** START Input for this task **

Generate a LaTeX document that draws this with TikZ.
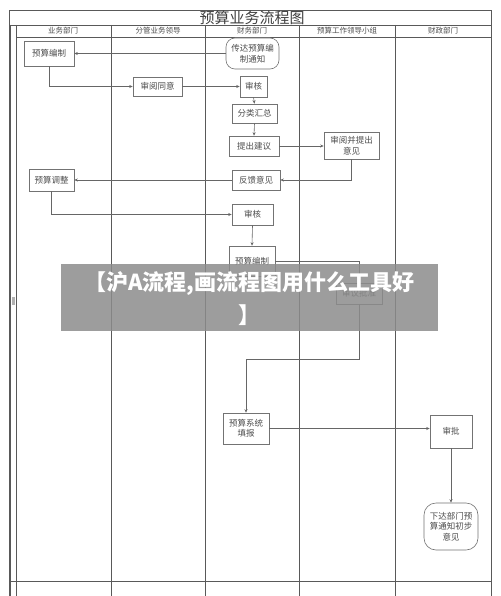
\documentclass[tikz,border=0pt]{standalone}
\usepackage{fontspec}
\newfontfamily\cjk{Noto Sans CJK SC}
\usetikzlibrary{arrows.meta}
\begin{document}
\begin{tikzpicture}[x=1pt,y=-1pt,
  frame/.style={draw=black!65,line width=0.6pt},
  box/.style={draw=black!55,fill=white,line width=0.6pt,inner sep=0pt,align=center,
    font=\cjk\fontsize{8.5}{10.5}\selectfont,text=black!70},
  rbox/.style={box,rounded corners=9pt},
  hdr/.style={font=\cjk\fontsize{7.5}{9}\selectfont,text=black!70,inner sep=0pt},
  flow/.style={draw=black!60,line width=0.6pt,-{Stealth[length=3.5pt,width=3pt]}}]
\useasboundingbox (0,0) rectangle (500,596);
\fill[white] (0,0) rectangle (500,596);
% frame and lanes
\draw[frame] (9,596) -- (9,10) -- (491,10) -- (491,596);
\draw[frame] (10.5,25) -- (10.5,596);
\draw[frame] (9,25) -- (491,25);
\draw[frame] (16,37) -- (491,37);
\draw[frame] (9,581) -- (491,581);
\foreach \xx in {16,111,205,299,395} \draw[frame] (\xx,25) -- (\xx,596);
\fill[black!30] (11.5,297) rectangle (14.5,305);
\node[font=\cjk\fontsize{15}{17}\selectfont,text=black!75,inner sep=0pt] (title) at (252,18) {预算业务流程图};
\node[hdr] (h1) at (63,31) {业务部门};
\node[hdr] (h2) at (158,31) {分管业务领导};
\node[hdr] (h3) at (252,31) {财务部门};
\node[hdr] (h4) at (347,31) {预算工作领导小组};
\node[hdr] (h5) at (443,31) {财政部门};
% nodes
\node[box,minimum width=50pt,minimum height=25pt] (n1) at (49,53.5) {预算编制};
\node[rbox,minimum width=53pt,minimum height=31pt] (n0) at (252.5,53.5) {传达预算编\\制通知};
\node[box,minimum width=49pt,minimum height=19pt] (n2) at (157.5,86.5) {审阅同意};
\node[box,minimum width=27pt,minimum height=21pt] (n3) at (253.5,86.5) {审核};
\node[box,minimum width=45pt,minimum height=19pt] (n4) at (254.5,113.5) {分类汇总};
\node[box,minimum width=50pt,minimum height=20pt] (n5) at (254,146) {提出建议};
\node[box,minimum width=55pt,minimum height=27pt] (n6) at (351.5,145.5) {审阅并提出\\意见};
\node[box,minimum width=45pt,minimum height=22pt] (n7) at (51.5,180) {预算调整};
\node[box,minimum width=48pt,minimum height=20pt] (n8) at (256,180) {反馈意见};
\node[box,minimum width=41pt,minimum height=21pt] (n9) at (252.5,214.5) {审核};
\node[box,minimum width=46pt,minimum height=30pt] (n10) at (252,261) {预算编制};
\node[box,minimum width=46pt,minimum height=21pt] (n11) at (359,293.5) {审议批准};
\node[box,minimum width=46pt,minimum height=31pt] (n12) at (246,428.5) {预算系统\\填报};
\node[box,minimum width=42pt,minimum height=33pt] (n13) at (451,431.5) {审批};
\node[rbox,minimum width=54pt,minimum height=47pt,rounded corners=12pt] (n14) at (451,526.5) {下达部门预\\算通知初步\\意见};
% connectors
\coordinate (c1) at (359,359);
\coordinate (c2) at (246,359);
\draw[flow] (n0.west) -- (n1.east);
\draw[flow] (n1.south) |- (n2.west);
\draw[flow] (n2.east) -- (n3.west);
\draw[flow] (n3.south) -- (n4.north);
\draw[flow] (n4.south) -- (n5.north);
\draw[flow] (n5.east) -- (n6.west |- n5.east);
\draw[flow] (n6.south) |- (n8.east);
\draw[flow] (n8.west) -- (n7.east);
\draw[flow] (n7.south) |- (n9.west);
\draw[flow] (n9.south) -- (n10.north);
\draw[flow] (n10.east) -| (n11.north);
\draw[flow] (n11.south) -- (c1) -- (c2) -- (n12.north);
\draw[flow] (n12.east) -- (n12.east -| n13.west);
\draw[flow] (n13.south) -- (n14.north);
% watermark overlay
\fill[black!45,opacity=0.85] (61,264) rectangle (438,331);
\node[font=\cjk\bfseries\fontsize{22}{33}\selectfont,text=white,align=center,inner sep=0pt] (wm) at (249.5,298.5) {【沪A流程,画流程图用什么工具好\\】};
\end{tikzpicture}
\end{document}
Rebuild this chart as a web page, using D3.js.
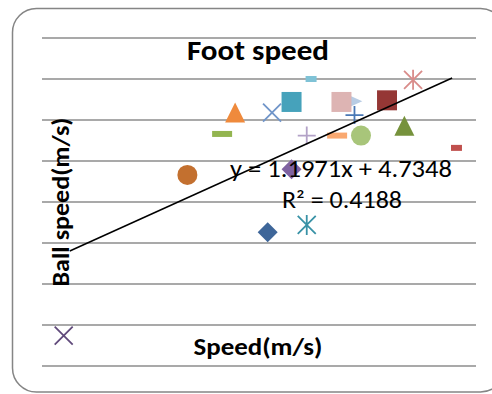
<!DOCTYPE html>
<html>
<head>
    <title>Foot speed</title>
    <script src="https://d3js.org/d3.v7.min.js"></script>
    <style>
        body { margin: 0; background: #fff; }
        text { font-family: Calibri, Carlito, Lato, sans-serif; }
    </style>
</head>
<body>
    <svg id="chart"></svg>
    <script>
        // values (speed in m/s)
        const speed = [0.53, 1.10, 1.26, 1.32, 1.49, 1.58, 1.67, 1.65, 1.58, 1.86, 1.81, 1.87, 1.79, 1.90, 2.02, 2.14, 2.10, 2.34, 1.47, 1.65];
        const ballSpeed = [4.37, 6.33, 6.83, 7.09, 7.09, 7.22, 7.50, 6.81, 6.40, 7.23, 7.22, 7.06, 6.81, 6.81, 7.24, 7.49, 6.93, 6.66, 5.63, 5.72];
        const markers = ['x', 'circle', 'dash', 'triangle', 'x', 'square', 'shortdash', 'plus', 'diamond', 'triright', 'square', 'plus', 'dash', 'circle', 'square', 'star', 'triangle', 'shortdash', 'diamond', 'star'];
        const colors = ['#604a7b', '#c3702f', '#93b550', '#ef8a3c', '#7095c9', '#46a2bb', '#7fc2d6', '#b3a2c7', '#7f62a1', '#b8cce4', '#ddb4b3', '#4a78b5', '#f9a870', '#a8c57a', '#953735', '#d98c8a', '#76923c', '#c0504d', '#3e6699', '#3892a6'];

        const gridValues = [4, 4.5, 5, 5.5, 6, 6.5, 7, 7.5, 8];
        const slope = 1.1971;
        const intercept = 4.7348;
        const trendX = [0.558, 2.32];

        const width = 492;
        const height = 394;

        const svg = d3.select('#chart')
            .attr('width', width)
            .attr('height', height);

        // outer chart frame (rounded, runs off the right edge)
        svg.append('rect')
            .attr('x', 12.5).attr('y', 8.5)
            .attr('width', 492).attr('height', 383.5)
            .attr('rx', 24).attr('ry', 24)
            .attr('fill', '#fff')
            .attr('stroke', '#858585')
            .attr('stroke-width', 1.5);

        const x = d3.scaleLinear().domain([0.43, 2.43]).range([42, 476]);
        const y = d3.scaleLinear().domain([4, 8]).range([366, 38]);

        // horizontal gridlines
        svg.append('g')
            .selectAll('line')
            .data(gridValues)
            .enter()
            .append('line')
            .attr('x1', x.range()[0])
            .attr('x2', x.range()[1])
            .attr('y1', d => y(d))
            .attr('y2', d => y(d))
            .attr('stroke', '#8c8c8c')
            .attr('stroke-width', 1.6);

        // marker shapes, drawn around 0,0
        function markerPath(type) {
            const p = d3.path();
            switch (type) {
                case 'diamond':
                    p.moveTo(0, -10); p.lineTo(10, 0); p.lineTo(0, 10); p.lineTo(-10, 0); p.closePath();
                    break;
                case 'square':
                    p.rect(-10, -10, 20, 20);
                    break;
                case 'triangle':
                    p.moveTo(0, -10); p.lineTo(10, 10); p.lineTo(-10, 10); p.closePath();
                    break;
                case 'triright':
                    p.moveTo(-10, -9); p.lineTo(10, 0); p.lineTo(-10, 9); p.closePath();
                    break;
                case 'circle':
                    p.arc(0, 0, 10, 0, 2 * Math.PI);
                    break;
                case 'dash':
                    p.rect(-10, -3, 20, 6);
                    break;
                case 'shortdash':
                    p.rect(-5.5, -3, 11, 6);
                    break;
                case 'x':
                    p.moveTo(-9, -9); p.lineTo(9, 9); p.moveTo(9, -9); p.lineTo(-9, 9);
                    break;
                case 'plus':
                    p.moveTo(-9, 0); p.lineTo(9, 0); p.moveTo(0, -9); p.lineTo(0, 9);
                    break;
                case 'star':
                    p.moveTo(-9, -9); p.lineTo(9, 9); p.moveTo(9, -9); p.lineTo(-9, 9);
                    p.moveTo(0, -10); p.lineTo(0, 10);
                    break;
            }
            return p.toString();
        }

        const lineMarkers = ['x', 'plus', 'star'];
        const points = speed.map((s, i) => ({ x: s, y: ballSpeed[i], type: markers[i], color: colors[i] }));

        svg.append('g')
            .selectAll('path')
            .data(points)
            .enter()
            .append('path')
            .attr('transform', d => `translate(${x(d.x)},${y(d.y)})`)
            .attr('d', d => markerPath(d.type))
            .attr('fill', d => lineMarkers.includes(d.type) ? 'none' : d.color)
            .attr('stroke', d => lineMarkers.includes(d.type) ? d.color : 'none')
            .attr('stroke-width', 1.8)
            .attr('stroke-linecap', 'butt');

        // linear trendline
        svg.append('line')
            .attr('x1', x(trendX[0]))
            .attr('y1', y(slope * trendX[0] + intercept))
            .attr('x2', x(trendX[1]))
            .attr('y2', y(slope * trendX[1] + intercept))
            .attr('stroke', '#000')
            .attr('stroke-width', 1.5);

        // titles and labels; the original font is wider, so stretch to its measured width
        function label(txt, size, bold, len) {
            return svg.append('text')
                .attr('text-anchor', 'middle')
                .attr('font-weight', bold ? 'bold' : 'normal')
                .attr('font-size', size)
                .attr('textLength', len)
                .attr('lengthAdjust', 'spacingAndGlyphs')
                .text(txt);
        }

        label('Foot speed', 28, true, 142).attr('x', 258).attr('y', 60);
        label('Speed(m/s)', 23.5, true, 129).attr('x', 258).attr('y', 355);
        label('Ball speed(m/s)', 23.5, true, 169).attr('transform', 'translate(69,202) rotate(-90)');
        label(`y = ${slope}x + ${intercept}`, 23.5, false, 222).attr('x', 341).attr('y', 177);
        label('R² = 0.4188', 23.5, false, 120).attr('x', 342).attr('y', 208);
    </script>
</body>
</html>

** END Input for this task **

Give only the number of lines in the preceding material that contain the string "chart".

4